Resgatar nosso passado, reconstituir nossa memória e tomar o futuro em nossas mãos. Esse é o objetivo da construção de uma contra-narrativa à historiografia oficial, um esforço essencialmente político que, mais que recontar a história forjada pela resistência dos povos indígenas, dos quilombos, das lutas campesinas e urbanas, pretende retomar, no campo simbólico e ideológico, de construção da identidade do povo brasileiro, o protagonismo que nunca saiu das mãos das lutadoras e lutadores no decorrer de todo o processo de transformações e viradas históricas que marcam a trajetória do nosso povo.
Longe dos palácios e gabinetes, da história calcificada nos monumentos e “heróis” emoldurados, como canta o sambista, lutamos pela reconstituição da história escrita nas lutas com o suor e o sangue daquelas e daqueles que resistiram e se levantaram contra uma ordem nunca consentida, uma história escrita pela resistência contra a violência e a exploração. Enquanto o consenso é fundamentalmente um instrumento de conservação, a contradição, presente nas estruturas materiais da sociedade de classes, é o elemento disruptivo que desencadeia processos de enfrentamento e de disputa, verdadeiros motores de transformação da realidade.
Apontar as injustiças e as mazelas de uma sociedade construída sobre séculos de escravidão, de espoliação colonial, de massacre dos povos originários, da exploração predatória da natureza e do trabalho, é tarefa assumida, em certa medida, pela própria historiografia oficial como uma espécie de mea culpa. Queremos ir além. Resgatando o papel decisivo do enfrentamento, das revoltas e insurreições, onde a negritude, os povos originários, as mulheres e o conjunto das trabalhadoras e trabalhadores abalaram as estruturas e mudaram o curso da história pelas suas próprias mãos, a contragosto do poder dominante, lutamos pela construção de uma alternativa de transformação radical da realidade que passa fundamentalmente pela retomada de consciência de um processo histórico vivo e em disputa, onde o próprio povo em luta é o agente fundamental das transformações.

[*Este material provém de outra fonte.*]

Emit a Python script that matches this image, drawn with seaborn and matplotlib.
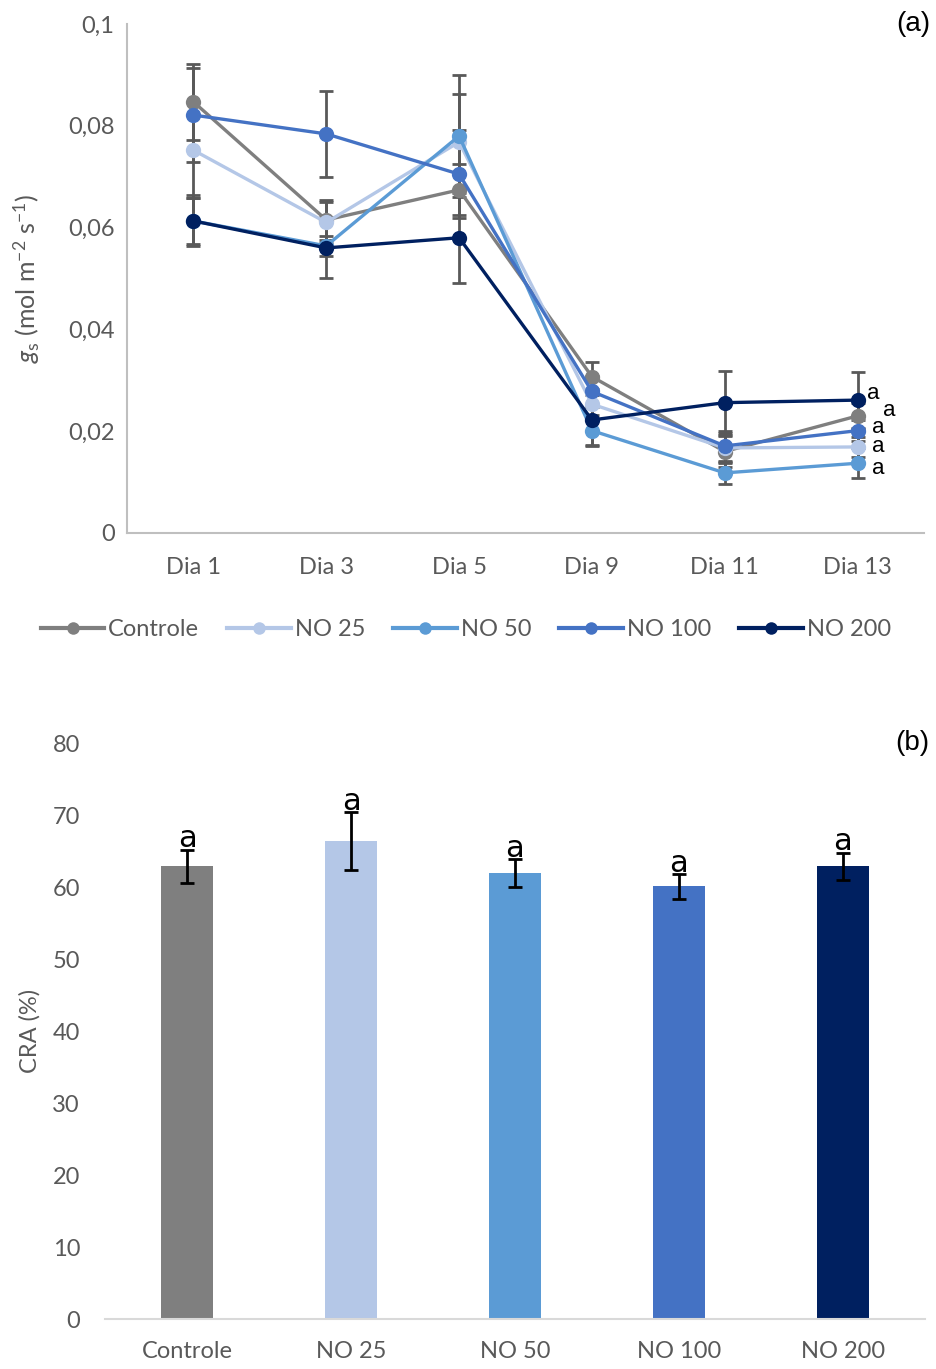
import numpy as np
import pandas as pd
import matplotlib
matplotlib.use('Agg')
import matplotlib.pyplot as plt
from matplotlib.lines import Line2D
import seaborn as sns

dias = ['Dia 1', 'Dia 3', 'Dia 5', 'Dia 9', 'Dia 11', 'Dia 13']
tratamentos = ['Controle', 'NO 25', 'NO 50', 'NO 100', 'NO 200']
cores = ['#7f7f7f', '#b4c7e7', '#5b9bd5', '#4472c4', '#002060']

# (a) condutancia estomatica
gs_controle = [0.0847, 0.0615, 0.0674, 0.0307, 0.0160, 0.0230]
gs_no25 = [0.0752, 0.0610, 0.0768, 0.0253, 0.0167, 0.0169]
gs_no50 = [0.0613, 0.0564, 0.0780, 0.0201, 0.0118, 0.0137]
gs_no100 = [0.0821, 0.0784, 0.0705, 0.0278, 0.0171, 0.0201]
gs_no200 = [0.0613, 0.0560, 0.0580, 0.0222, 0.0256, 0.0261]

err_controle = [0.0075, 0.0040, 0.0050, 0.0028, 0.0030, 0.0025]
err_no25 = [0.0094, 0.0040, 0.0094, 0.0030, 0.0030, 0.0020]
err_no50 = [0.0050, 0.0020, 0.0120, 0.0030, 0.0022, 0.0030]
err_no100 = [0.0092, 0.0084, 0.0087, 0.0030, 0.0030, 0.0020]
err_no200 = [0.0045, 0.0060, 0.0088, 0.0050, 0.0063, 0.0055]

letras_a = ['a', 'a', 'a', 'a', 'a']

# (b) conteudo relativo de agua
cra = [62.9, 66.4, 61.9, 60.1, 62.9]
cra_err = [2.3, 4.0, 1.95, 1.7, 1.9]
letras_b = ['a', 'a', 'a', 'a', 'a']

plt.rcParams['font.family'] = ['Lato', 'DejaVu Sans']
plt.rcParams['mathtext.fontset'] = 'custom'
plt.rcParams['mathtext.rm'] = 'Lato'
plt.rcParams['mathtext.it'] = 'Lato:italic'
cinza = '#595959'

series = [gs_controle, gs_no25, gs_no50, gs_no100, gs_no200]
erros = [err_controle, err_no25, err_no50, err_no100, err_no200]
df = pd.DataFrame({
    'dia': dias * len(tratamentos),
    'gs': np.concatenate(series),
    'trat': np.repeat(tratamentos, len(dias)),
})

fig = plt.figure(figsize=(9.36, 13.69), dpi=100)
ax = fig.add_axes([0.1357, 0.6107, 0.8515, 0.3718])
ax2 = fig.add_axes([0.1122, 0.0365, 0.876, 0.4207])

#-----(a)-----
for s, e in zip(series, erros):
    ax.errorbar(dias, s, yerr=e, fmt='none', ecolor=cinza, elinewidth=2,
                capsize=5, capthick=2, zorder=1)
sns.lineplot(data=df, x='dia', y='gs', hue='trat', palette=cores, marker='o',
             markersize=11, markeredgewidth=0, linewidth=2.4, legend=False,
             sort=False, ax=ax, zorder=3)

offs = [(23, 4), (15, 0), (15, -4), (15, 2), (11, 5)]
for s, l, o in zip(series, letras_a, offs):
    ax.annotate(l, xy=(dias[-1], s[-1]), xytext=o, textcoords='offset points',
                ha='center', va='center', fontsize=16, color='black',
                family='Liberation Sans')

ax.set_xlim(-0.5, 5.5)
ax.set_ylim(0, 0.1)
ax.set_yticks([0, 0.02, 0.04, 0.06, 0.08, 0.1])
ax.set_yticklabels(['0', '0,02', '0,04', '0,06', '0,08', '0,1'])
ax.set_xlabel('')
ax.set_ylabel(r'$\mathit{g}_\mathrm{s}$ (mol m$^{-2}$ s$^{-1}$)', fontsize=18, color=cinza)
ax.yaxis.set_label_coords(-0.107, 0.5)
ax.tick_params(length=0, labelsize=17, labelcolor=cinza)
ax.tick_params(axis='x', pad=17)
ax.tick_params(axis='y', pad=9)
for sp in ['top', 'right']:
    ax.spines[sp].set_visible(False)
for sp in ['left', 'bottom']:
    ax.spines[sp].set_color('#bfbfbf')
    ax.spines[sp].set_linewidth(1.5)

handles = [Line2D([], [], color=c, marker='o', markersize=9, markeredgewidth=0, linewidth=3)
           for c in cores]
ax.legend(handles, tratamentos, loc='center', bbox_to_anchor=(0.425, -0.19), ncol=5,
          frameon=False, fontsize=17, labelcolor=cinza, handlelength=2.7,
          handletextpad=0.15, columnspacing=1.2)
ax.text(1.0075, 1.0, '(a)', transform=ax.transAxes, ha='right', va='center', fontsize=20,
        color='black', family='Liberation Sans')

#-----(b)-----
sns.barplot(x=tratamentos, y=cra, hue=tratamentos, palette=cores, width=0.32,
            saturation=1, legend=False, ax=ax2)
ax2.errorbar(tratamentos, cra, yerr=cra_err, fmt='none', ecolor='black', elinewidth=2,
             capsize=5, capthick=2)
for t, v, e, l in zip(tratamentos, cra, cra_err, letras_b):
    ax2.text(t, v + e - 0.5, l, ha='center', va='bottom', fontsize=22,
             color='black', family='Liberation Sans Narrow')
ax2.set_xlim(-0.5, 4.5)
ax2.set_ylim(0, 80)
ax2.set_yticks(range(0, 81, 10))
ax2.set_ylabel('CRA (%)', fontsize=17, color=cinza)
ax2.yaxis.set_label_coords(-0.079, 0.5)
ax2.tick_params(length=0, labelsize=17, labelcolor=cinza)
ax2.tick_params(axis='x', pad=16)
ax2.tick_params(axis='y', pad=18)
for sp in ['top', 'right', 'left']:
    ax2.spines[sp].set_visible(False)
ax2.spines['bottom'].set_color('#d9d9d9')
ax2.spines['bottom'].set_linewidth(1.5)
ax2.text(1.006, 1.0, '(b)', transform=ax2.transAxes, ha='right', va='center', fontsize=20,
         color='black', family='Liberation Sans')

plt.savefig('out.png', dpi=100)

O apagamento sistemático do protagonismo popular em nossa história é muito mais que uma distorção do passado, é um projeto para o presente e para o futuro. A um povo que não é permitido se reconhecer como protagonista de sua própria história, é negado também o direito de transformar a sociedade por suas próprias mãos e traçar novos rumos. Em tempos de crise profunda do capitalismo, uma crise que é ecônomica, social, política e ambiental, onde mesmo a existência da humanidade é colocada em risco, apostamos na força de organização e de luta daqueles que não serão assimilados pelo “fim da história”, ou melhor dizendo, pelo fim do mundo, mas que seguirão sendo protagonistas de seu próprio futuro.